Stan Kenton is one of my personal heroes. Like Duke Ellington, he somehow managed to keep a big band going when there was no rational business model left. Not just to keep it going, but to keep arrangers and composers writing new material and record companies to record it despite the fact that almost nobody was buying their albums.
But Stan took artistic risks the always-suave Duke was too sane to even consider. Bob Graettinger's "City of Glass" is the example Stan's fans always cite. His album with Tex Ritter--or Kenton/Wagner, the album this track comes from, are better ones. Duke would have slept on the idea and thought better of it in the morning. Stan would be halfway through the recording session by then.
Jazz and classical are hardly strangers. Heck, Duke recorded a version of "The Nutcracker Suite." But Wagner and jazz? Maybe it had a slim chance in, say, 1925, but by the time the Third Reich had finished with him, Wagner brought so much contextual baggage with him the hippest cat on Earth couldn't have made him groove. And Stan was hardly the last word in grooving. When he was first getting his band going, the standard crack was that he played dance music for people who couldn't dance.
But I celebrate Kenton's willingness to experiment. I'd argue he was a greater risk taker than acknowledged innovators like Ornette Coleman. If you look at his work through the Sixties, you find him going out on the limb at every turn. Scraping together the money to pull off the Neophonic Orchestra, redoing his classics with Pete Rugolo just to see if they worked with a vocal chorus, or covering the music from Hair: it seems there were few things he wouldn't try, if only to see if they worked.
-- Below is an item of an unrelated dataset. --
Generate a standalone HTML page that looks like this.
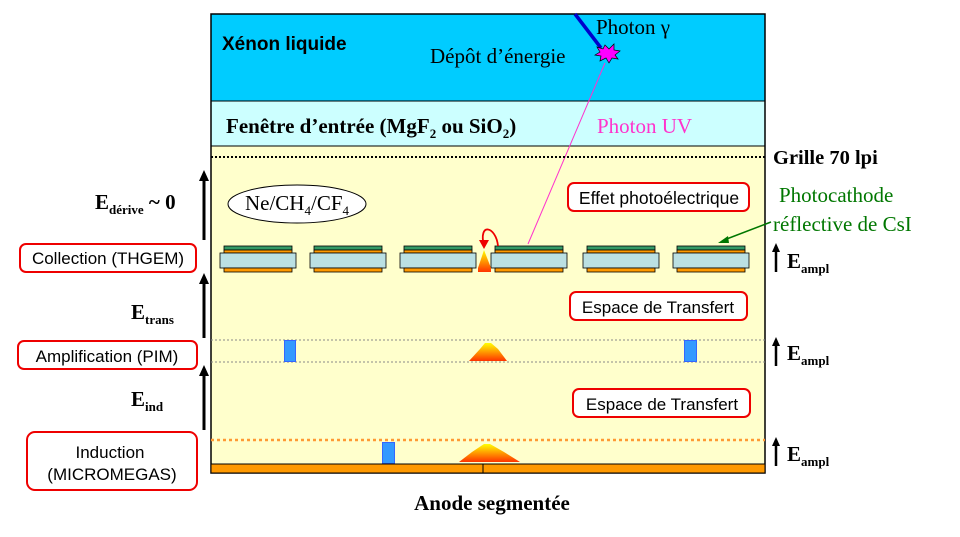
<!DOCTYPE html>
<html><head><meta charset="utf-8"><style>
body{margin:0;background:#fff;}
svg{display:block;}
.s{font-family:"Liberation Serif",serif;}
.a{font-family:"Liberation Sans",sans-serif;}
</style></head><body>
<svg width="960" height="537" viewBox="0 0 960 537" xmlns="http://www.w3.org/2000/svg">
<defs>
<linearGradient id="fl" x1="0" y1="0" x2="0" y2="1"><stop offset="0" stop-color="#ffff00"/><stop offset="1" stop-color="#ff3300"/></linearGradient>
</defs>
<rect x="211" y="146" width="554" height="327" fill="#ffffcc"/>
<rect x="211" y="14" width="554" height="87" fill="#00ccff"/>
<rect x="211" y="101" width="554" height="45" fill="#ccffff" stroke="#000" stroke-width="1"/>
<rect x="211" y="14" width="554" height="459" fill="none" stroke="#000" stroke-width="1.5"/>
<text x="222" y="50" class="a" font-size="19" font-weight="bold">Xénon liquide</text>
<text x="430" y="63" class="s" font-size="21">Dépôt d’énergie</text>
<text x="596" y="34" class="s" font-size="21">Photon γ</text>
<line x1="575" y1="14" x2="601" y2="48" stroke="#0000cc" stroke-width="3.5"/>
<polygon points="605,45 609,49 614,44 614,50 620,51 615,55 618,59 612,58 609,63 606,58 600,61 601,56 595,55 600,52 597,47 603,49" fill="#ff00ff" stroke="#000" stroke-width="0.7"/>
<text x="226" y="133" class="s" font-size="21" font-weight="bold">Fenêtre d’entrée (MgF<tspan font-size="13" dy="5">2</tspan><tspan dy="-5"> ou SiO</tspan><tspan font-size="13" dy="5">2</tspan><tspan dy="-5">)</tspan></text>
<text x="597" y="133" class="s" font-size="21" fill="#ff33cc">Photon UV</text>
<line x1="605" y1="63" x2="528" y2="244" stroke="#ff33cc" stroke-width="1"/>
<line x1="211" y1="157" x2="765" y2="157" stroke="#000" stroke-width="2" stroke-dasharray="2,2"/>
<text x="773" y="164" class="s" font-size="20.5" font-weight="bold">Grille 70 lpi</text>
<ellipse cx="297" cy="204" rx="69" ry="19" fill="#fff" stroke="#000"/>
<text x="297" y="210" text-anchor="middle" class="s" font-size="21">Ne/CH<tspan font-size="13" dy="5">4</tspan><tspan dy="-5">/CF</tspan><tspan font-size="13" dy="5">4</tspan></text>
<rect x="568" y="183" width="181" height="28" rx="6" fill="#fff" stroke="#e00" stroke-width="2"/>
<text x="659" y="204" text-anchor="middle" class="a" font-size="17.5">Effet photoélectrique</text>
<text x="779" y="202" class="s" font-size="21" fill="#007700">Photocathode</text>
<text x="773" y="231" class="s" font-size="21" fill="#007700">réflective de CsI</text>
<line x1="771" y1="222" x2="724" y2="240" stroke="#007700" stroke-width="1.5"/>
<polygon points="718,243 728,236 729,243" fill="#007700"/>
<g id="plates"></g>
<polygon points="484,250 478,268 478,272 491,272 491,268" fill="url(#fl)"/>
<path d="M498,246 C496,226 478,222 484,246" fill="none" stroke="#e00" stroke-width="1.8"/>
<polygon points="479,240 484,249 489,240" fill="#e00"/>
<rect x="20" y="244" width="176" height="28" rx="6" fill="#fff" stroke="#e00" stroke-width="2"/>
<text x="108" y="264" text-anchor="middle" class="a" font-size="17">Collection  (THGEM)</text>
<rect x="570" y="292" width="177" height="28" rx="6" fill="#fff" stroke="#e00" stroke-width="2"/>
<text x="658" y="313" text-anchor="middle" class="a" font-size="17">Espace de Transfert</text>
<line x1="211" y1="340" x2="765" y2="340" stroke="#888" stroke-dasharray="2,2"/>
<line x1="211" y1="362" x2="765" y2="362" stroke="#888" stroke-dasharray="2,2"/>
<rect x="284.5" y="340.5" width="11" height="21" fill="#3399ff" stroke="#3366ff"/>
<rect x="684.5" y="340.5" width="12" height="21" fill="#3399ff" stroke="#3366ff"/>
<path d="M469,361 L480,349 L485,343 L491,343 L498,349 L507,361 Z" fill="url(#fl)"/>
<rect x="18" y="341" width="179" height="28" rx="6" fill="#fff" stroke="#e00" stroke-width="2"/>
<text x="107" y="362" text-anchor="middle" class="a" font-size="17">Amplification (PIM)</text>
<rect x="573" y="389" width="177" height="28" rx="6" fill="#fff" stroke="#e00" stroke-width="2"/>
<text x="662" y="410" text-anchor="middle" class="a" font-size="17">Espace de Transfert</text>
<line x1="211" y1="440" x2="765" y2="440" stroke="#ff9933" stroke-width="2.5" stroke-dasharray="3,3"/>
<rect x="382.5" y="442.5" width="12" height="21" fill="#3399ff" stroke="#3366ff"/>
<path d="M459,462 L472,452 L484,444 L490,444 L504,452 L520,462 Z" fill="url(#fl)"/>
<rect x="211" y="464" width="554" height="9" fill="#ff9900" stroke="#000"/>
<line x1="483" y1="464" x2="483" y2="473" stroke="#000"/>
<rect x="27" y="432" width="170" height="58" rx="8" fill="#fff" stroke="#e00" stroke-width="2"/>
<text x="110" y="458" text-anchor="middle" class="a" font-size="17">Induction</text>
<text x="112" y="480" text-anchor="middle" class="a" font-size="17">(MICROMEGAS)</text>
<text x="492" y="510" text-anchor="middle" class="s" font-size="21" font-weight="bold">Anode segmentée</text>
<g>
<line x1="204" y1="240" x2="204" y2="180" stroke="#000" stroke-width="3"/><polygon points="199,181 204,170 209,181"/>
<line x1="204" y1="338" x2="204" y2="283" stroke="#000" stroke-width="3"/><polygon points="199,284 204,273 209,284"/>
<line x1="204" y1="430" x2="204" y2="375" stroke="#000" stroke-width="3"/><polygon points="199,376 204,365 209,376"/>
</g>
<text x="95" y="209" class="s" font-size="21" font-weight="bold">E<tspan font-size="13" dy="5">dérive</tspan><tspan dy="-5"> ~ 0</tspan></text>
<text x="131" y="319" class="s" font-size="21" font-weight="bold">E<tspan font-size="13" dy="5">trans</tspan></text>
<text x="131" y="406" class="s" font-size="21" font-weight="bold">E<tspan font-size="13" dy="5">ind</tspan></text>
<g>
<line x1="776" y1="272" x2="776" y2="250" stroke="#000" stroke-width="2.5"/><polygon points="772,252 776,243 780,252"/>
<line x1="776" y1="366" x2="776" y2="344" stroke="#000" stroke-width="2.5"/><polygon points="772,346 776,337 780,346"/>
<line x1="776" y1="466" x2="776" y2="444" stroke="#000" stroke-width="2.5"/><polygon points="772,446 776,437 780,446"/>
</g>
<text x="787" y="268" class="s" font-size="21" font-weight="bold">E<tspan font-size="13" dy="5">ampl</tspan></text>
<text x="787" y="360" class="s" font-size="21" font-weight="bold">E<tspan font-size="13" dy="5">ampl</tspan></text>
<text x="787" y="461" class="s" font-size="21" font-weight="bold">E<tspan font-size="13" dy="5">ampl</tspan></text>
</svg>
<script>
const plateLefts=[220,310,400,491,583,673];
const g=document.getElementById('plates');
const NS='http://www.w3.org/2000/svg';
function r(x,y,w,h,f){const e=document.createElementNS(NS,'rect');e.setAttribute('x',x);e.setAttribute('y',y);e.setAttribute('width',w);e.setAttribute('height',h);e.setAttribute('fill',f);e.setAttribute('stroke','#000');e.setAttribute('stroke-width','0.8');g.appendChild(e);return e;}
plateLefts.forEach(x=>{
 const a=r(x+4,246,68,4,'#339966');
 
 
 r(x+4,250,68,3,'#ff9900');
 const b=r(x,253,76,15,'#bbe0e3');
 
 
 r(x+4,268,68,4,'#ff9900');
});
</script>
</body></html>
Well, Kenton/Wagner didn't. There are bits that hold up. Certainly Kenton's powerful brass section, with people like the Candoli brothers and Bud Bribois screaming into the stratosphere, is every bit as over-the-top as the Goterdammerung spirit of the original. And while our freund Richard wouldn't have considered integrating a clave rhythm into his music, there have been worse combinations. But when the melody passes from the brass to an anemic sax/flute section, it sounds as die Valkyrie suddenly go from riding the heavens to hitch-hiking along a county road.
Still, I give Kenton credit for trying. Not every experiment succeeds. So Kenton/Wagner is something of a failure. The act of experimentation inherently propels our culture forward every bit as much as it does in science. Had someone picked up up Kenton's torch and carried it on, continuing to take risks and try out ideas good and bad, who knows what amazing sounds might be coming out of big bands now.